Further, "There would be $140 billion of cuts in social programs through 1984 and an increase of $181 billion for "defense" in the same period. He also proposed tax cuts of $190 billion (most of this going to the wealthy)."

I also remember the fallout of Reaganomics. In the spring of 1989, I began working as an employment specialist for a job program for the homeless and near-homeless with Metropolitan Lutheran Ministry (MLM), again in Kansas City. Here's what Reagan's "trickle down" economic theory looks like at the bottom:

Our job clients were comprised of the mentally ill, the alcohol and drug-addicted, single mothers and working poor families, legal immigrants and a smattering of newly released convicts. They were people of all ages and color. But they shared one thing in common: They all needed a job.

They also needed food, clothing and shelter. One homeless man slept each night beneath his non-working car because all of his worldly belongings were packed inside. Another fellow slept beneath someone's back porch, unbeknownst to the owner. He coughed in a towel so he would not be discovered. Both held sporadic day jobs through an employment agency; both were white.

However, as Zinn points out, "At the end of the eighties, at least a third of African-American families fell below the official poverty level, and black unemployment seemed fixed at two and a half times that of whites, with young blacks out of work at the rate of 30 to 40 percent."
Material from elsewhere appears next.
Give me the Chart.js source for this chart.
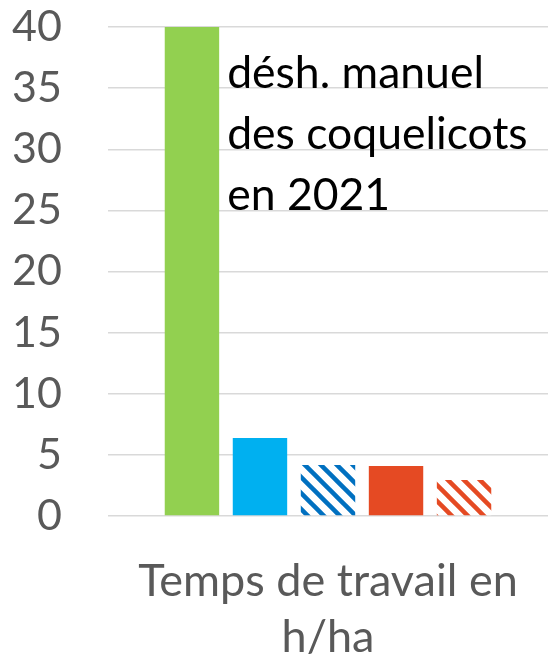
<!DOCTYPE html>
<html>
<head>
<meta charset="utf-8">
<script src="https://cdn.jsdelivr.net/npm/chart.js@4/dist/chart.umd.min.js"></script>
<style>
  html, body { margin: 0; padding: 0; background: #ffffff; }
  #wrap { width: 548px; height: 654px; position: relative; }
</style>
</head>
<body>
<div id="wrap"><canvas id="c"></canvas></div>
<script>
// ---- data ----
const categories = [["Temps de travail en", "h/ha"]];
const seriesNames = ["Série 1", "Série 2", "Série 3", "Série 4", "Série 5"];
const seriesValues = [[40], [6.38], [4.17], [4.09], [2.94]];
const yTicks = [0, 5, 10, 15, 20, 25, 30, 35, 40];
const annotationLines = ["désh. manuel", "des coquelicots", "en 2021"];
const annotationValues = [35, 30, 25];

// ---- styles ----
const GREEN = "#92D050", BLUE = "#00B0F0", DBLUE = "#0070C0", RED = "#E54A23";
function stripes(color) {
  const s = 16;
  const cv = document.createElement("canvas");
  cv.width = s; cv.height = s;
  const g = cv.getContext("2d");
  g.fillStyle = "#ffffff"; g.fillRect(0, 0, s, s);
  g.strokeStyle = color; g.lineWidth = 4.5; g.lineCap = "square";
  for (const off of [-s, 0, s]) {
    g.beginPath(); g.moveTo(off, 0); g.lineTo(off + s, s); g.stroke();
  }
  return g.createPattern(cv, "repeat");
}
const fills = [GREEN, BLUE, stripes(DBLUE), RED, stripes(RED)];

const FONT = "Lato, 'Liberation Sans', sans-serif";

const annotationPlugin = {
  id: "annot",
  afterDatasetsDraw(chart) {
    const meta = chart.getDatasetMeta(0);
    const bar = meta.data[0];
    const y = chart.scales.y;
    const ctx = chart.ctx;
    ctx.save();
    ctx.fillStyle = "#000000";
    ctx.font = "44.5px " + FONT;
    ctx.textAlign = "left";
    ctx.textBaseline = "alphabetic";
    const x0 = bar.x + bar.width / 2 + 8;
    annotationLines.forEach((t, i) => {
      ctx.fillText(t, x0, y.getPixelForValue(annotationValues[i]));
    });
    ctx.restore();
  }
};

new Chart(document.getElementById("c"), {
  type: "bar",
  data: {
    labels: categories,
    datasets: seriesNames.map((n, i) => ({
      label: n,
      data: seriesValues[i],
      backgroundColor: fills[i],
      borderWidth: 0,
      categoryPercentage: 0.773,
      barPercentage: 0.8
    }))
  },
  options: {
    responsive: true,
    maintainAspectRatio: false,
    animation: false,
    layout: { padding: { top: 27, right: 0, left: 0, bottom: 0 } },
    plugins: { legend: { display: false }, tooltip: { enabled: false } },
    scales: {
      x: {
        grid: { display: false },
        border: { display: false },
        ticks: {
          color: "#595959",
          font: { family: FONT, size: 45, lineHeight: 1.245 },
          padding: 29,
          maxRotation: 0
        },
        afterFit(s) { s.height = 138; s.paddingLeft = 0; s.paddingRight = 0; }
      },
      y: {
        min: 0, max: 40,
        afterBuildTicks(s) { s.ticks = yTicks.map(v => ({ value: v })); },
        grid: { color: "#D9D9D9", lineWidth: 1.5, drawTicks: false },
        border: { display: false },
        ticks: {
          color: "#595959",
          font: { family: FONT, size: 43 },
          padding: 46
        },
        afterFit(s) { s.width = 108; s.paddingTop = 0; s.paddingBottom = 0; }
      }
    }
  },
  plugins: [annotationPlugin]
});
</script>
</body>
</html>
MLM's job program was a one-woman office (me) with a nearly nonexistent budget (church-funded). The perks of the program were free resumes, haircuts, cosmetics for the women, donated professional clothing (often outdated), and interview training. There was a private phone line in my office that clients listed as their own on resumes. However, it was my recorded voice that greeted potential employers with a cheery, "We're not home, please leave a message." Everyone's address was a shared Plaza P.O. Box.
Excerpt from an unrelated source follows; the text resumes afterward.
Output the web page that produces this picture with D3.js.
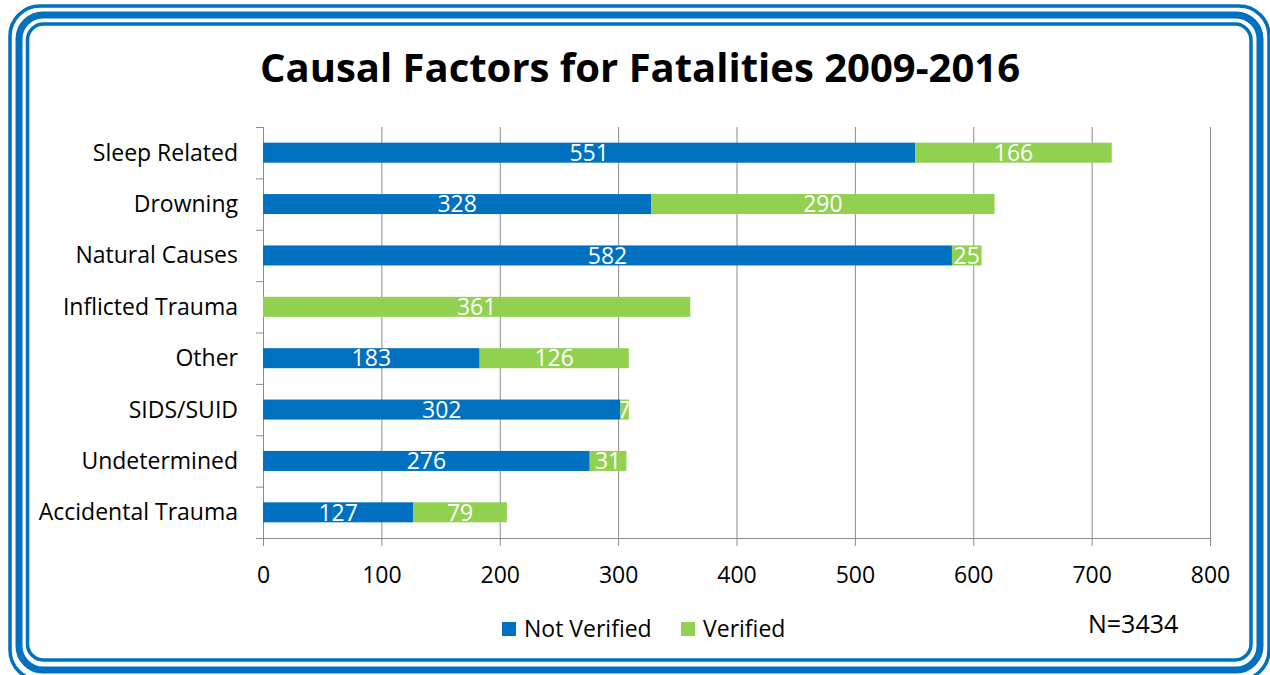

But the agency only could provide about 10 free monthly bus passes to a limited "intensive" caseload of nearly 20 individuals -- those who either had landed a job or were deemed "most likely to succeed" in finding work. Sometimes, I paid for bus passes out of my own lean (3/4-time) salary so clients could continue working. Center volunteers and staff culled newspapers and employment banks and contacted potential employers for job leads to pass on to the hundreds that came through our doors and through our downtown Homeless Center.
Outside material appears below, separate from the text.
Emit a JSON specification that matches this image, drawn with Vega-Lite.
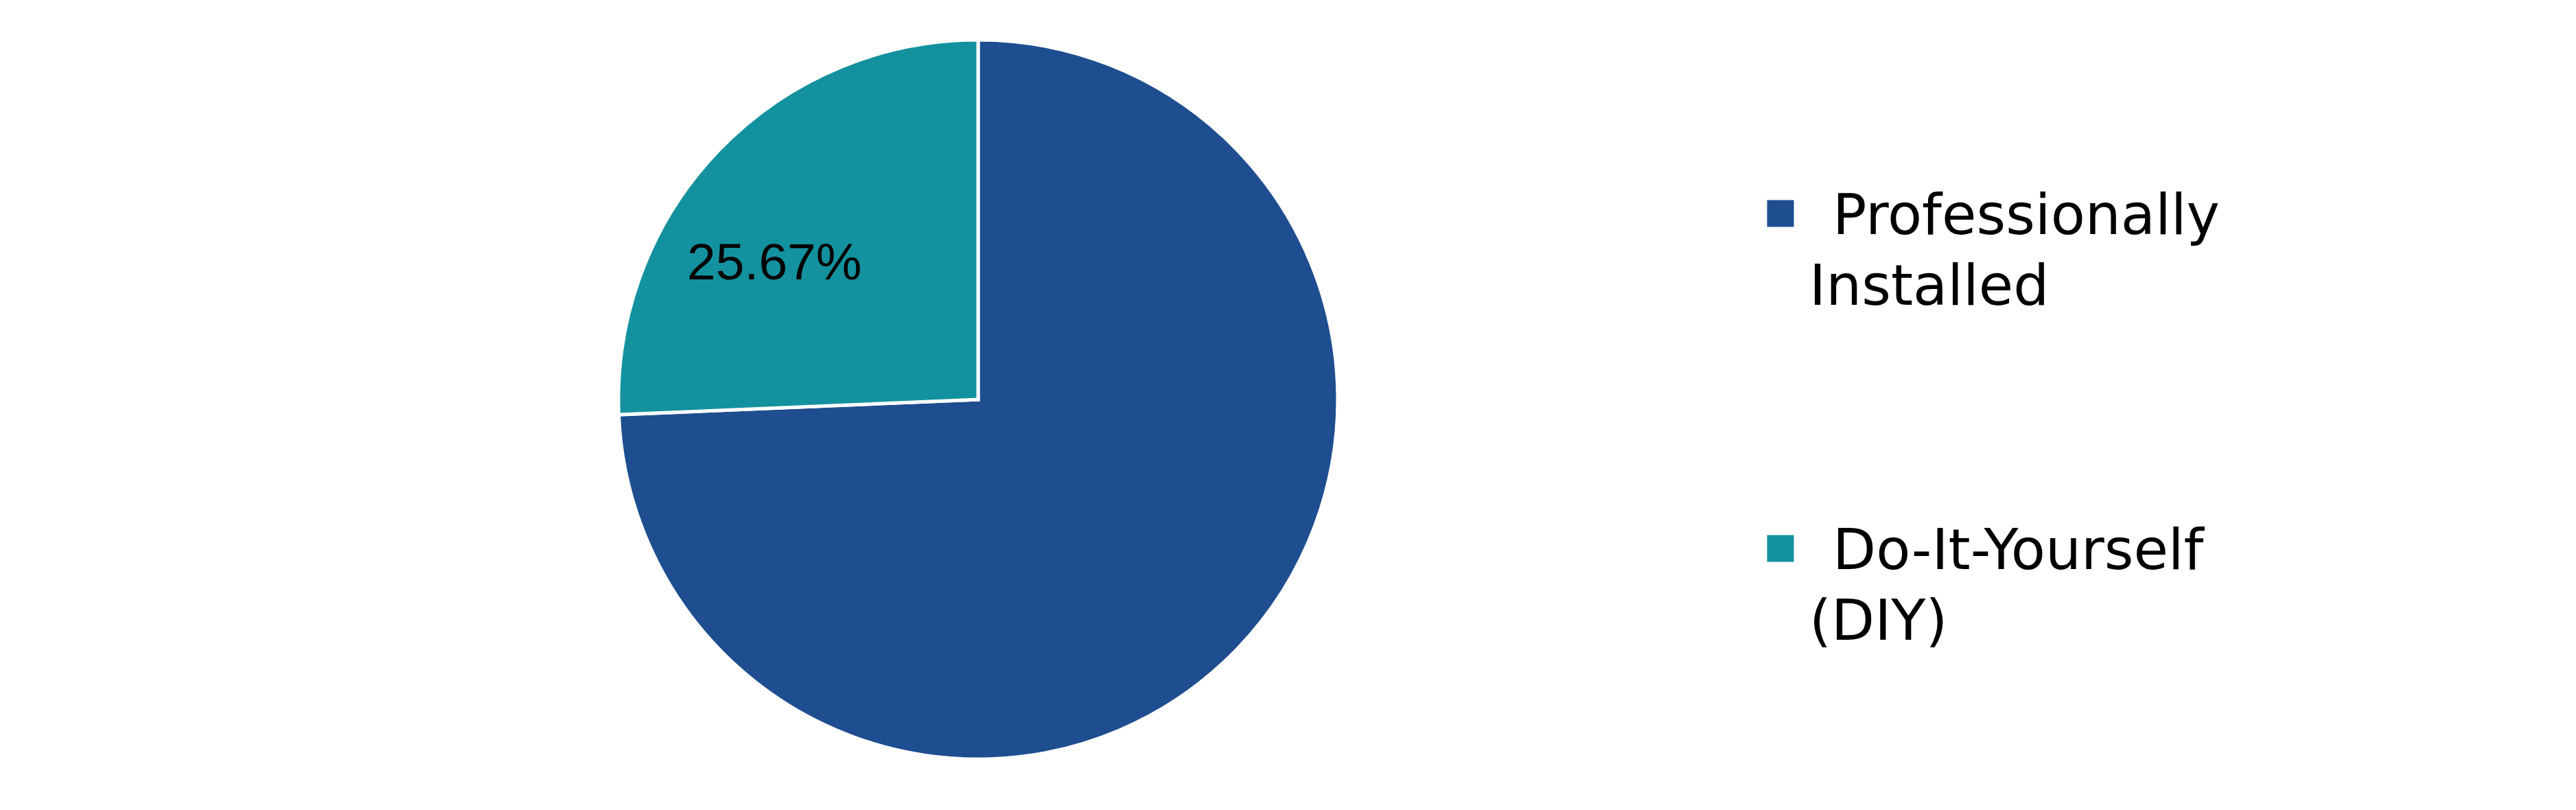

Our food banks were consistently low, especially at month's end, when the food stamps had run out; likewise, the coffers for utility assistance for those "lucky" enough to have homes. Many ate only one meal a day at a local soup kitchen. One woman, who hadn't eaten for three days but filled her belly by drinking green tea, vomited green froth.

Yes, I remember.

And President Ronald Reagan, I don't ever intend to forget.